» **Data excerpt**
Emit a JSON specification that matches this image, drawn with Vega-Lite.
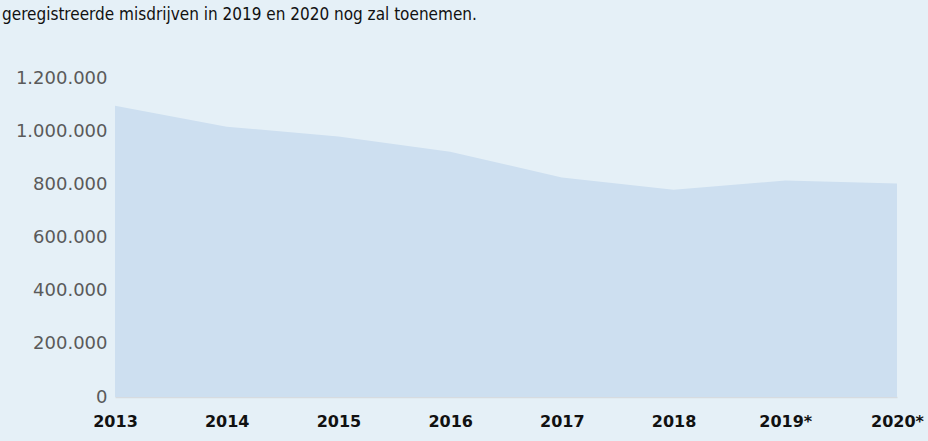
{
  "$schema": "https://vega.github.io/schema/vega-lite/v6.json",
  "width": 782,
  "height": 319,
  "autosize": {"type": "none"},
  "padding": {"left": 115, "top": 78, "right": 31, "bottom": 44},
  "background": "#e5f0f7",
  "title": {
    "text": "geregistreerde misdrijven in 2019 en 2020 nog zal toenemen.",
    "anchor": "start",
    "frame": "group",
    "orient": "top",
    "offset": 45,
    "dx": -113,
    "font": "DejaVu Sans Condensed",
    "fontSize": 17,
    "fontWeight": "normal",
    "color": "#111111"
  },
  "config": {
    "view": {"stroke": null},
    "axis": {"grid": false, "ticks": false}
  },
  "data": {
    "values": [
      {"jaar": "2013", "misdrijven": 1096000},
      {"jaar": "2014", "misdrijven": 1017000},
      {"jaar": "2015", "misdrijven": 980000},
      {"jaar": "2016", "misdrijven": 923000},
      {"jaar": "2017", "misdrijven": 826000},
      {"jaar": "2018", "misdrijven": 780000},
      {"jaar": "2019*", "misdrijven": 814000},
      {"jaar": "2020*", "misdrijven": 803000}
    ]
  },
  "mark": {"type": "area", "color": "#cddff0", "opacity": 1},
  "encoding": {
    "x": {
      "field": "jaar",
      "type": "ordinal",
      "sort": null,
      "scale": {"type": "point", "padding": 0},
      "axis": {
        "title": null,
        "labelAngle": 0,
        "labelFont": "DejaVu Sans",
        "labelFontWeight": "bold",
        "labelFontSize": 16,
        "labelColor": "#111111",
        "labelPadding": 16,
        "labelOverlap": false,
        "domain": true,
        "domainColor": "#d6dbe0",
        "domainWidth": 1.5
      }
    },
    "y": {
      "field": "misdrijven",
      "type": "quantitative",
      "scale": {"domain": [0, 1200000], "nice": false},
      "axis": {
        "title": null,
        "values": [0, 200000, 400000, 600000, 800000, 1000000, 1200000],
        "labelExpr": "replace(format(datum.value, ',d'), /,/g, '.')",
        "labelFont": "DejaVu Sans",
        "labelFontSize": 18,
        "labelColor": "#5a5a5a",
        "labelPadding": 8,
        "domain": false
      }
    }
  }
}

» **Given request**
The pictures should not be reproduced; quote all of the other material exactly.

» **Correct response**
Emit a JSON specification that matches this image, drawn with Vega-Lite.
{
  "$schema": "https://vega.github.io/schema/vega-lite/v6.json",
  "width": 782,
  "height": 319,
  "autosize": {"type": "none"},
  "padding": {"left": 115, "top": 78, "right": 31, "bottom": 44},
  "background": "#e5f0f7",
  "title": {
    "text": "geregistreerde misdrijven in 2019 en 2020 nog zal toenemen.",
    "anchor": "start",
    "frame": "group",
    "orient": "top",
    "offset": 45,
    "dx": -113,
    "font": "DejaVu Sans Condensed",
    "fontSize": 17,
    "fontWeight": "normal",
    "color": "#111111"
  },
  "config": {
    "view": {"stroke": null},
    "axis": {"grid": false, "ticks": false}
  },
  "data": {
    "values": [
      {"jaar": "2013", "misdrijven": 1096000},
      {"jaar": "2014", "misdrijven": 1017000},
      {"jaar": "2015", "misdrijven": 980000},
      {"jaar": "2016", "misdrijven": 923000},
      {"jaar": "2017", "misdrijven": 826000},
      {"jaar": "2018", "misdrijven": 780000},
      {"jaar": "2019*", "misdrijven": 814000},
      {"jaar": "2020*", "misdrijven": 803000}
    ]
  },
  "mark": {"type": "area", "color": "#cddff0", "opacity": 1},
  "encoding": {
    "x": {
      "field": "jaar",
      "type": "ordinal",
      "sort": null,
      "scale": {"type": "point", "padding": 0},
      "axis": {
        "title": null,
        "labelAngle": 0,
        "labelFont": "DejaVu Sans",
        "labelFontWeight": "bold",
        "labelFontSize": 16,
        "labelColor": "#111111",
        "labelPadding": 16,
        "labelOverlap": false,
        "domain": true,
        "domainColor": "#d6dbe0",
        "domainWidth": 1.5
      }
    },
    "y": {
      "field": "misdrijven",
      "type": "quantitative",
      "scale": {"domain": [0, 1200000], "nice": false},
      "axis": {
        "title": null,
        "values": [0, 200000, 400000, 600000, 800000, 1000000, 1200000],
        "labelExpr": "replace(format(datum.value, ',d'), /,/g, '.')",
        "labelFont": "DejaVu Sans",
        "labelFontSize": 18,
        "labelColor": "#5a5a5a",
        "labelPadding": 8,
        "domain": false
      }
    }
  }
}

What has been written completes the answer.